Welfare cuts will hurt children, too

 •  Final checks in the mail as welfare reforms begin

By Lynda Arakawa
Advertiser Capitol Bureau

In the midst of the discussion of welfare reform lingers a disturbing question arises: What about the children?

Entire families — not just parents — will be cut from financial assistance after they exhaust their five-year limit. Some social agency workers and others complain that children will then be punished for the actions of their parents.

Allowing children to continue receiving cash assistance while living with their parents who have been cut "is just not the design of the program," said state Department of Human Services director Susan Chandler. "It's a five-year temporary program. People need to understand that it's temporary and they have to earn enough money to begin to take care of their kids."

Chandler said if parents who have been cut off welfare lack the finances to care for their children, their children will be eligible for up to five more years of cash assistance by living with a relative.

Children who have no relatives willing to care for them, however, have few options.

Chandler said child welfare workers are prepared for an increase in abuse and neglect cases, but she added, "families are pretty resilient and they don't want the state to take their kids away."

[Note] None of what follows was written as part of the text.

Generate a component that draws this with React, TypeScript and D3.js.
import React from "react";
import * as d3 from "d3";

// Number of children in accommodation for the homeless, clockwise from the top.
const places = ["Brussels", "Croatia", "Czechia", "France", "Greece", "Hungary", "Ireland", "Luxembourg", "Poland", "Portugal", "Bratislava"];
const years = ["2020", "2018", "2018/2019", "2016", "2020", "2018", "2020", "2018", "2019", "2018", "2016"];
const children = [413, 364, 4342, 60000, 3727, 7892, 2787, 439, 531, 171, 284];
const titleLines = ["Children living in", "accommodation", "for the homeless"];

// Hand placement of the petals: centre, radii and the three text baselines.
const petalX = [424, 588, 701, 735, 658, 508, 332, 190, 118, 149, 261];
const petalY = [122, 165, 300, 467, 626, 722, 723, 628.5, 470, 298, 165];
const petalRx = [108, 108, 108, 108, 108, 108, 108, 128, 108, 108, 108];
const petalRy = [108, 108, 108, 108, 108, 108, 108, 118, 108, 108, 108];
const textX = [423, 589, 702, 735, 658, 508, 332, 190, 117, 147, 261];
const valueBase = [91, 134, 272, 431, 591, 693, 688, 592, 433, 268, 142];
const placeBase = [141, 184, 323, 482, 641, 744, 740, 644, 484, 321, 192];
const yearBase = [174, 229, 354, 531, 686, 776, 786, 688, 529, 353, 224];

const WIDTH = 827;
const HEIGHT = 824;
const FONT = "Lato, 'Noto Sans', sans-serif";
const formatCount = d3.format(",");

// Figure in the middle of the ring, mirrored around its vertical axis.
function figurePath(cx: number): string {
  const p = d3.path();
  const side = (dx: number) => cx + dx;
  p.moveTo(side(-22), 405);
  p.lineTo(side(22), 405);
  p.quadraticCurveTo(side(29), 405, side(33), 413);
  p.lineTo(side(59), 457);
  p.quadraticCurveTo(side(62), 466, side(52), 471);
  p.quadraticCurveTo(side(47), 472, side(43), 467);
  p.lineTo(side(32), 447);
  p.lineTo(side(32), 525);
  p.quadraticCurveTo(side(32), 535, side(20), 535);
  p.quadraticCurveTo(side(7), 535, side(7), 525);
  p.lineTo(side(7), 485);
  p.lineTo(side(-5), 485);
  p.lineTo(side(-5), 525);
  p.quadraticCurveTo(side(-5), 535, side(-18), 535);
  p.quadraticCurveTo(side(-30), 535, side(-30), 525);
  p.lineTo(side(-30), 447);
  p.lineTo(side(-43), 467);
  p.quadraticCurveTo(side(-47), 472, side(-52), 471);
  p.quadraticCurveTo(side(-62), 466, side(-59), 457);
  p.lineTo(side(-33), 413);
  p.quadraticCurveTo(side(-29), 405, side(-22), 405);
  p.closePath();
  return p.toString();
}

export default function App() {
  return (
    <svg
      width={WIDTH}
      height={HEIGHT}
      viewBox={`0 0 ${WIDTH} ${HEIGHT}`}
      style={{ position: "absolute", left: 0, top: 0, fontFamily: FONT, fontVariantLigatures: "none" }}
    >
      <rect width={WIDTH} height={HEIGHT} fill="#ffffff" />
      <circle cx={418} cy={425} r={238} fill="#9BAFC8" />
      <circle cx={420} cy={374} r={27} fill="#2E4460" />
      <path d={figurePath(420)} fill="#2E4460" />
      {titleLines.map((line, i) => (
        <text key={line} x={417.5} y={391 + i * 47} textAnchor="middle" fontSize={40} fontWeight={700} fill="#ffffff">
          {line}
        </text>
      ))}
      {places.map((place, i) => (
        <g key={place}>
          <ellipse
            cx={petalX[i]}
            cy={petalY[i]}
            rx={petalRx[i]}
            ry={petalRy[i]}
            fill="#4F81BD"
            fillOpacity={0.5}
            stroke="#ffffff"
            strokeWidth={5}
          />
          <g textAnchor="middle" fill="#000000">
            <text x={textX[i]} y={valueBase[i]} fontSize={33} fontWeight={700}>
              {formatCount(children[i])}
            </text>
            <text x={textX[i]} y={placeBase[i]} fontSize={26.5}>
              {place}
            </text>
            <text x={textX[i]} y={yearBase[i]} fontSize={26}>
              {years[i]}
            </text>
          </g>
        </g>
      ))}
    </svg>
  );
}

Poor children tend to score lower on national tests of reading, math and vocabulary and are twice as likely to repeat a grade than upper-income children, according to a 1998 Children's Defense Fund report. Poor children also typically have more behavior problems and are at a higher risk of developing health problems.

"Children are very much influenced by the environment that their parents create," said Sylvia Yuen, director of the University of Hawai'i Center on the Family. "Parents are setting the example for how to behave under stressful times. And do parents begin to problem solve ... or do they let the situation defeat them? Whatever it is, understand there is a good probability the kids will learn and apply it to their own lives."

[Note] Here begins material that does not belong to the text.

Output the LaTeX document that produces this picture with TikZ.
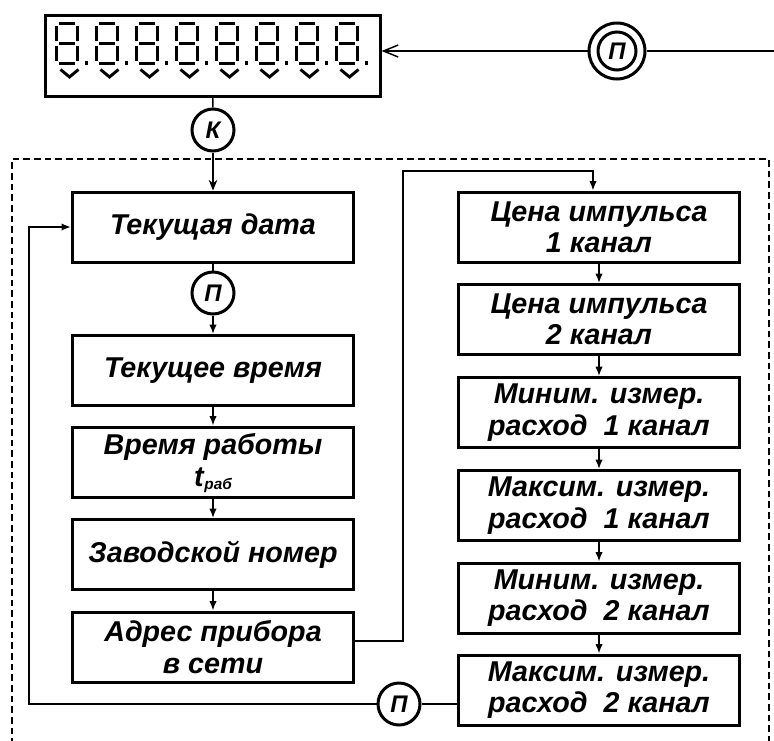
\documentclass[tikz,border=0pt]{standalone}
\usepackage{fontspec}
\setmainfont{Liberation Sans}
\usetikzlibrary{arrows.meta,calc}
\begin{document}
\begin{tikzpicture}[x=0.75pt,y=-0.75pt,
  box/.style={draw,line width=2.25pt,minimum width=211pt,minimum height=52.5pt,inner sep=0pt,align=center,
    font=\fontsize{21.5}{23.5}\selectfont\bfseries\itshape},
  btext/.style={inner sep=0pt,align=center,font=\fontsize{21.5}{23.5}\selectfont\bfseries\itshape},
  circ/.style={draw,circle,line width=2.25pt,minimum size=31.5pt,inner sep=0pt,
    font=\fontsize{18}{18}\selectfont\bfseries\itshape},
  conn/.style={line width=1.1pt},
  arr/.style={conn,-{Latex[length=7pt,width=5.5pt]}},
  arrk/.style={conn,-{Stealth[length=8pt,width=6.5pt]}},
  seg/.style={line width=2.2pt}]
\useasboundingbox (0,0) rectangle (774,740);

% display
\node[draw,line width=2.25pt,minimum width=251pt,minimum height=60.75pt,inner sep=0pt] (disp) at (212.75,56) {};
\foreach \i [evaluate=\i as \L using 56.5+40*\i] in {0,...,7}{
  \draw[seg] ({\L+2.5},23.5) -- ({\L+18.5},23.5);
  \draw[seg] (\L,26) -- (\L,41);
  \draw[seg] ({\L+21},26) -- ({\L+21},41);
  \draw[seg] ({\L+2.5},43.5) -- ({\L+18.5},43.5);
  \draw[seg] (\L,46) -- (\L,61);
  \draw[seg] ({\L+21},46) -- ({\L+21},61);
  \draw[seg] ({\L+2.5},63.5) -- ({\L+18.5},63.5);
  \fill ({\L+28},61) rectangle ({\L+31},65);
  \draw[seg] ({\L+4},69.5) -- ({\L+13},77) -- ({\L+22},69.5);
}

% top double circle
\node[draw,circle,line width=2.25pt,minimum size=42pt,inner sep=0pt] (p2) at (617,51) {};
\node[circ,minimum size=28.5pt] (p2i) at (p2) {П};
\coordinate (e) at (774,51);
\draw[conn] (e) -- (p2.east);
\draw[conn,-{Straight Barb[length=11pt,width=9pt]}] (p2.west) -- (disp.east |- p2.west);

% K circle
\node[circ] (k) at (213,130) {К};

% dashed frame
\draw[conn,dash pattern=on 5pt off 3pt] (12,745) -- (12,159) -- (769,159) -- (769,745);

% left column
\node[box] (date) at (213,227) {Текущая дата};
\node[circ] (p1) at (213,293) {П};
\node[box] (time) at (213,370.5) {Текущее время};
\node[box] (work) at (213,462) {};
\node[btext] (worktext) at (213,463.5) {Время работы\\[0pt]t\kern0.5pt\raisebox{-0.25ex}{\fontsize{11.5}{11.5}\selectfont раб}};
\node[box] (serial) at (213,554.5) {Заводской номер};
\node[box] (addr) at (213,647) {Адрес прибора\\в сети};

% right column
\node[box] (r1) at (599,227) {Цена импульса\\1 канал};
\node[box] (r2) at (599,319.5) {Цена импульса\\2 канал};
\node[box] (r3) at (599,412.5) {Миним. измер.\\расход~ 1 канал};
\node[box] (r4) at (599,505.5) {Максим. измер.\\расход~ 1 канал};
\node[box] (r5) at (599,598) {Миним. измер.\\расход~ 2 канал};
\node[box] (r6) at (599,690) {Максим. измер.\\расход~ 2 канал};

\node[circ] (p3) at (399,704) {П};

% connectors
\draw[conn] (disp.south) -- (k.north);
\draw[arrk] (k.south) -- (date.north);
\draw[conn] (date.south) -- (p1.north);
\draw[arr] (p1.south) -- (time.north);
\draw[arr] (time.south) -- (work.north);
\draw[arr] (work.south) -- (serial.north);
\draw[arr] (serial.south) -- (addr.north);

\coordinate (a1) at (403,641);
\coordinate (a2) at (593,171);
\draw[arr] (addr.east |- a1) -- (a1) |- (a2) -- (a2 |- r1.north);

\draw[arr] (r1.south) -- (r2.north);
\draw[arr] (r2.south) -- (r3.north);
\draw[arr] (r3.south) -- (r4.north);
\draw[arr] (r4.south) -- (r5.north);
\draw[arr] (r5.south) -- (r6.north);

\coordinate (b1) at (29,704);
\draw[conn] ([xshift=2pt]r6.west |- p3) -- (p3.east);
\draw[arr] (p3.west) -- (b1) |- (date.west);
\end{tikzpicture}
\end{document}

But Yuen stressed that poor children and families are not necessarily doomed to a life of poverty.

"Poverty in and of itself will not defeat the kids," she said. "They can still be very successful in life."

At least some schools and others in the community are also preparing to offer support to children and families, although they admit there is only so much they can do.

Palolo School principal Ruth Silberstein said her staff is working to provide support to students in anticipation of the upcoming welfare cuts. About 98 percent of Silberstein's students qualify for free or reduced-price lunches and "quite a bit of our families will be cut off," she said.

"Some students have been saying, 'We might move,' and they feel unstable about that," she said. "It's affecting them. The instability is setting in. ... Within the next three months there's going to be a lot of changes in their lives."

Yuen said parents need to share with their children information about what is going on in the family and ask them for help, whether it be working a part-time job or assisting with household chores.

"It will bring the family together and have everyone working as a team through these crises," she said. "And what we know from the literature is that kids really need a stable environment."